- Born: 16 August 1919 Agra, India
- Died: 2005 (aged 85–86)
- Occupation: Writer
- Spouse: Rekha Jain
- Children: Urmi Bhushan Gupta, Rashmi Vajpeyi, Kirti Jain and Sanjay Jain
- Awards: Padma Shri

= Nemi Chandra Jain =

Indian writer

Nemi Chandra Jain (1919-2005) was an Indian poet, critic, theatre personality and the founder of Natarang Pratishthan, a charitable trust established in 1989 for the promotion of theatre, arts, literature and culture in India. He was born on 16 August 1919 in Agra and was a holder of a master's degree (MA) in English. He served the National School of Drama as a senior lecturer from 1959 till 1982 and also worked with The Statesman and The Economic Times as a columnist.
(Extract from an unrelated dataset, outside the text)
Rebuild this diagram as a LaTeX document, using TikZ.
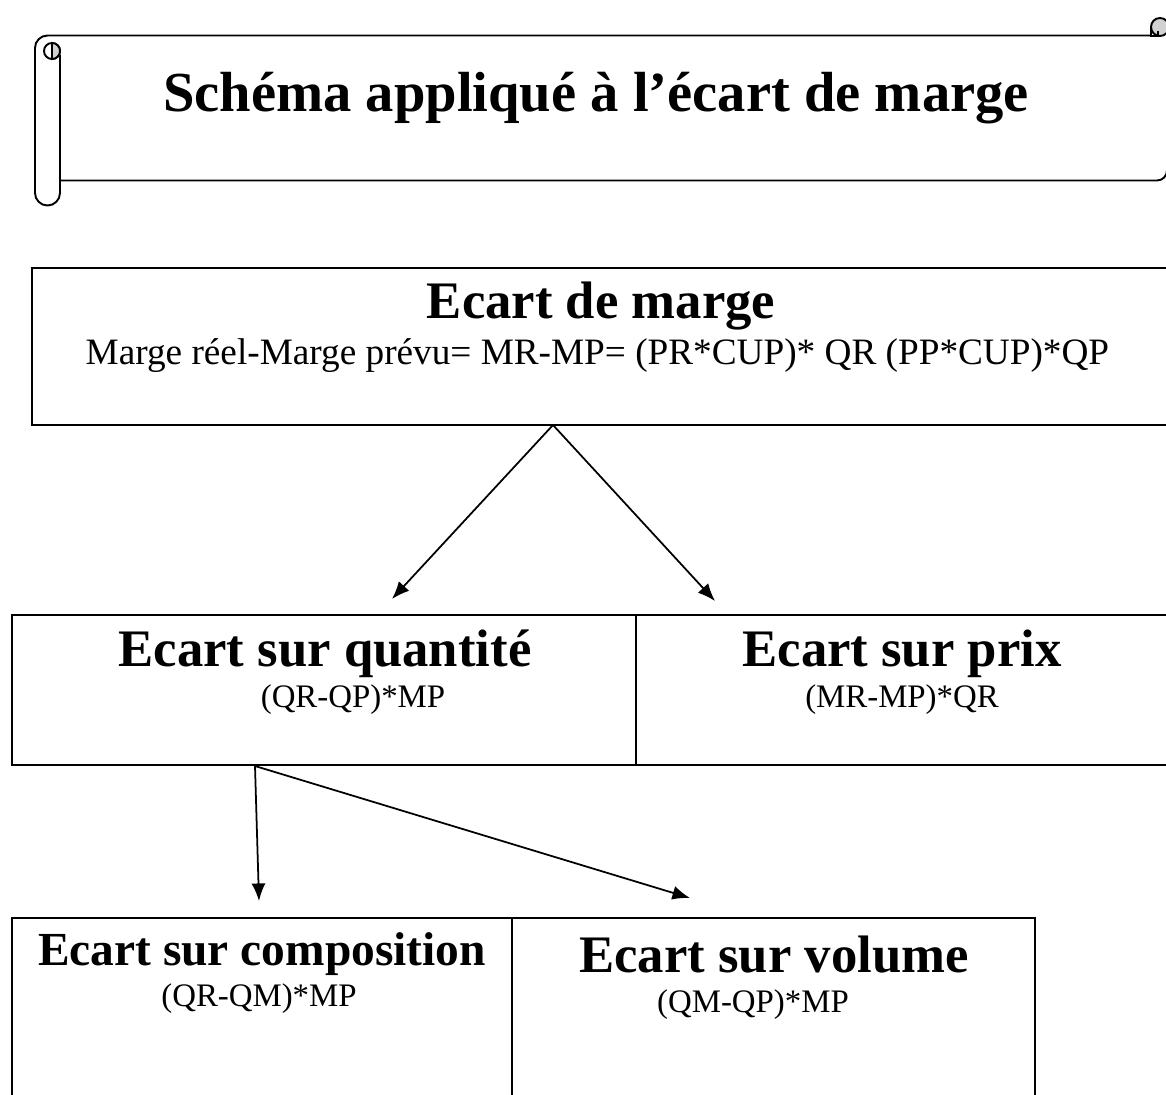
\documentclass[tikz,border=0pt]{standalone}
\usepackage{fontspec}
\setmainfont{Liberation Serif}
\usepackage{tikz}
\usetikzlibrary{arrows.meta}

\begin{document}
\begin{tikzpicture}[x=0.02cm,y=-0.02cm,
    edge/.style={line width=1.1pt},
    cell/.style={draw,line width=1.1pt,rectangle,inner sep=0pt},
    link/.style={line width=1pt,-{Latex[length=10pt,width=8pt]}},
    titre/.style={anchor=base,inner sep=0pt,font=\fontsize{32.2pt}{38pt}\selectfont\bfseries},
    tete/.style={anchor=base,inner sep=0pt,font=\fontsize{30pt}{36pt}\selectfont\bfseries},
    formule/.style={anchor=base,inner sep=0pt,font=\fontsize{18.7pt}{22pt}\selectfont}]
    \clip (0,0) rectangle (1166,1095);
    \fill[white] (0,0) rectangle (1166,1095);
    \draw[edge] (60,55) -- (60,193) arc[start angle=0,end angle=180,radius=12.5] -- (35,48) arc[start angle=180,end angle=270,radius=12.5] -- (1150,35.5);
    \filldraw[edge,fill=white] (52,51) circle (8);
    \filldraw[edge,fill=gray!35] (52,43) arc[start angle=-90,end angle=90,radius=8] -- cycle;
    \draw[edge] (60,180.5) -- (1157,180.5) arc[start angle=90,end angle=0,radius=10] -- (1167,60);
    \filldraw[edge,fill=gray!35] (1160,27) circle (9);
    \draw[edge] (1151,28) -- (1151,36) -- (1158,36) -- (1158,31);
    \node[titre] (titre) at (596,112) {Schéma appliqué à l’écart de marge};
    \node[cell,minimum width=22.96cm,minimum height=3.14cm] (marge) at (606,346.5) {};
    \node[tete] (tmarge) at (601,318) {Ecart de marge};
    \node[formule,font=\fontsize{21.2pt}{25pt}\selectfont] (fmarge) at (597.5,364) {Marge réel-Marge prévu= MR-MP= (PR*CUP)* QR (PP*CUP)*QP};
    \node[cell,minimum width=12.48cm,minimum height=3cm] (quantite) at (324,690) {};
    \node[cell,minimum width=10.88cm,minimum height=3cm] (prix) at (908,690) {};
    \node[tete] (tquantite) at (325,666) {Ecart sur quantité};
    \node[formule] (fquantite) at (353,707) {(QR-QP)*MP};
    \node[tete] (tprix) at (902,666) {Ecart sur prix};
    \node[formule] (fprix) at (902,707) {(MR-MP)*QR};
    \node[cell,minimum width=10cm,minimum height=3.84cm] (compo) at (262,1014) {};
    \node[cell,minimum width=10.46cm,minimum height=3.84cm] (volume) at (773.5,1014) {};
    \node[tete,font=\fontsize{27pt}{32pt}\selectfont\bfseries] (tcompo) at (262,965) {Ecart sur composition};
    \node[formule] (fcompo) at (259,1006) {(QR-QM)*MP};
    \node[tete] (tvolume) at (774,972) {Ecart sur volume};
    \node[formule] (fvolume) at (753,1012) {(QM-QP)*MP};
    \coordinate (pmarge) at (553,425);
    \coordinate (pquantite) at (255,766);
    \coordinate (vquantite) at (392,599);
    \coordinate (vprix) at (715,601);
    \coordinate (vcompo) at (259,901);
    \coordinate (vvolume) at (690,898);
    \draw[link] (pmarge) -- (vquantite);
    \draw[link] (pmarge) -- (vprix);
    \draw[link] (pquantite) -- (vcompo);
    \draw[link] (pquantite) -- (vvolume);
\end{tikzpicture}
\end{document}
He founded Natrang, a theatre magazine, was its editor and visited many countries with his theatre activities. He was the author of Octave Strings (1944), Solitary (1973), Navanna (2002), Aage Gahan Andhera Hai (2007) and Rang Dharshan (2008) besides several translations and critical essays on a variety of subjects. including From the Wings, Notes on Indian Theatre, which is a prescribed text for academics at Christ University.

Jain was honoured by the Government of India in 2003 with Padma Shri, the fourth highest Indian civilian award. He died two years later, in 2005. Natrang Pratishthan has instituted an annual lecture to honour his memory.

His wife, Smt. Rekha Jain was a children playwright, dancer and writer. She was founder director of Umang Children's theatre.
His daughter, Kirti Jain is also an eminent theatre artist and served the National School of Drama as The Director from 1988 till 1995.
His son, Sanjay Jain is professor at Department of Physics and Astrophysics, University of delhi and has served as head of the department.